The film captures the details of the construction of one of these buildings, its evolution and the complications it faced because of its placement next to the coast and below sea level. Simulating the movement of a crane, the camera delves from the exterior into the foul depths of the building. It is a descent into hell —as the artists themselves have defined it— that reveals the foundations of this type of architecture: uncomfortable spaces where discarded objects and seawater mix, a combination that turns it into sewage which must be drained constantly.
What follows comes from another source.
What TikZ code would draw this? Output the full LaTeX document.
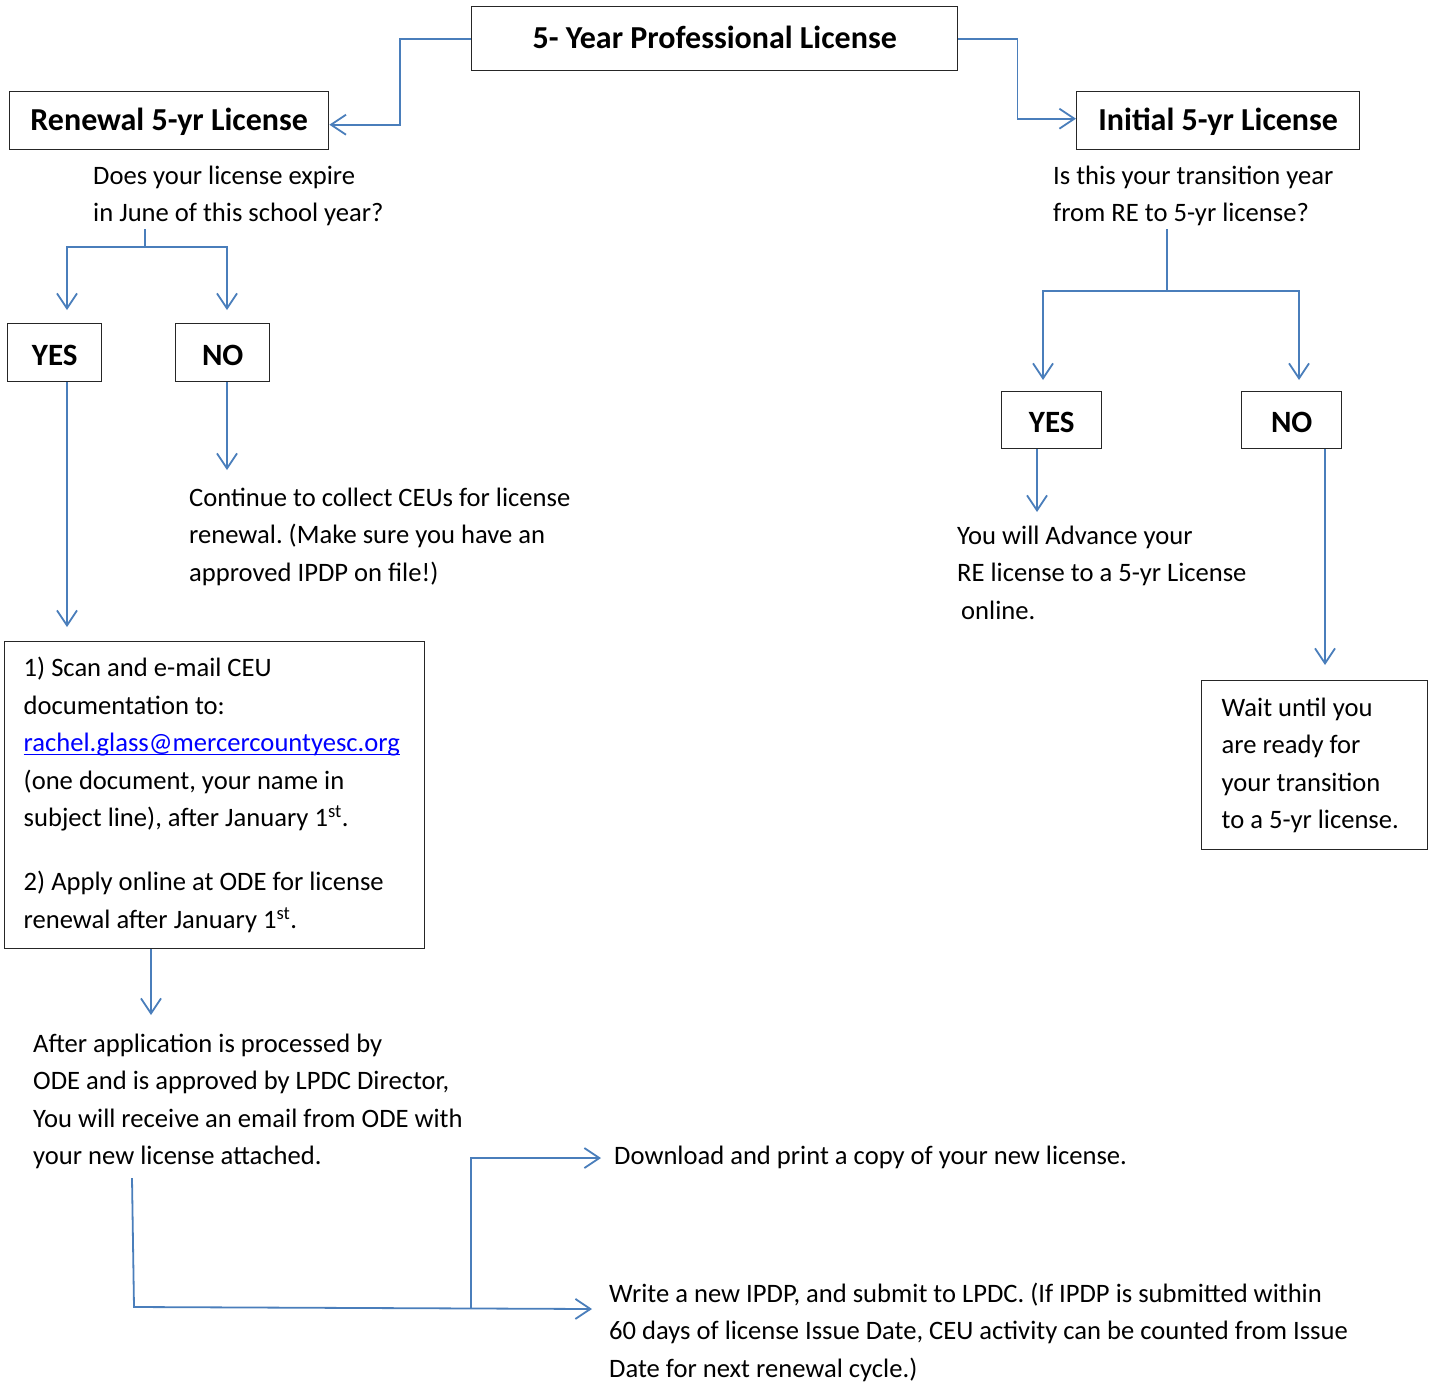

The building, a symbol of the problems created by this kind of human interference in the natural environment, is taken by Raffini and Pugnaire as the pretext and context to explore the process of transformation of material. Human creation is first of all matter. By filming the construction elements in different stages of development in the form of objet(s) trouvé(s), they articulate a discourse on the metamorphosis of materials. Their work is carried out by evidencing the mutation process that materials undergo: on the one hand, this process is intentional and taken to an extreme through human intervention; on the other, it comes into being unforeseen and accidentally, through the inherent conditions of the natural world.
Through their presentation of these mutations, the artists beg the question about the future of these industrial objects, a central theme in their later collaborations. We are living in rushed times, in the Anthropocene era. In the video, the acceleration of internal temporalities becomes a metaphor for the effects in geological time, and an ally of ecological discourse.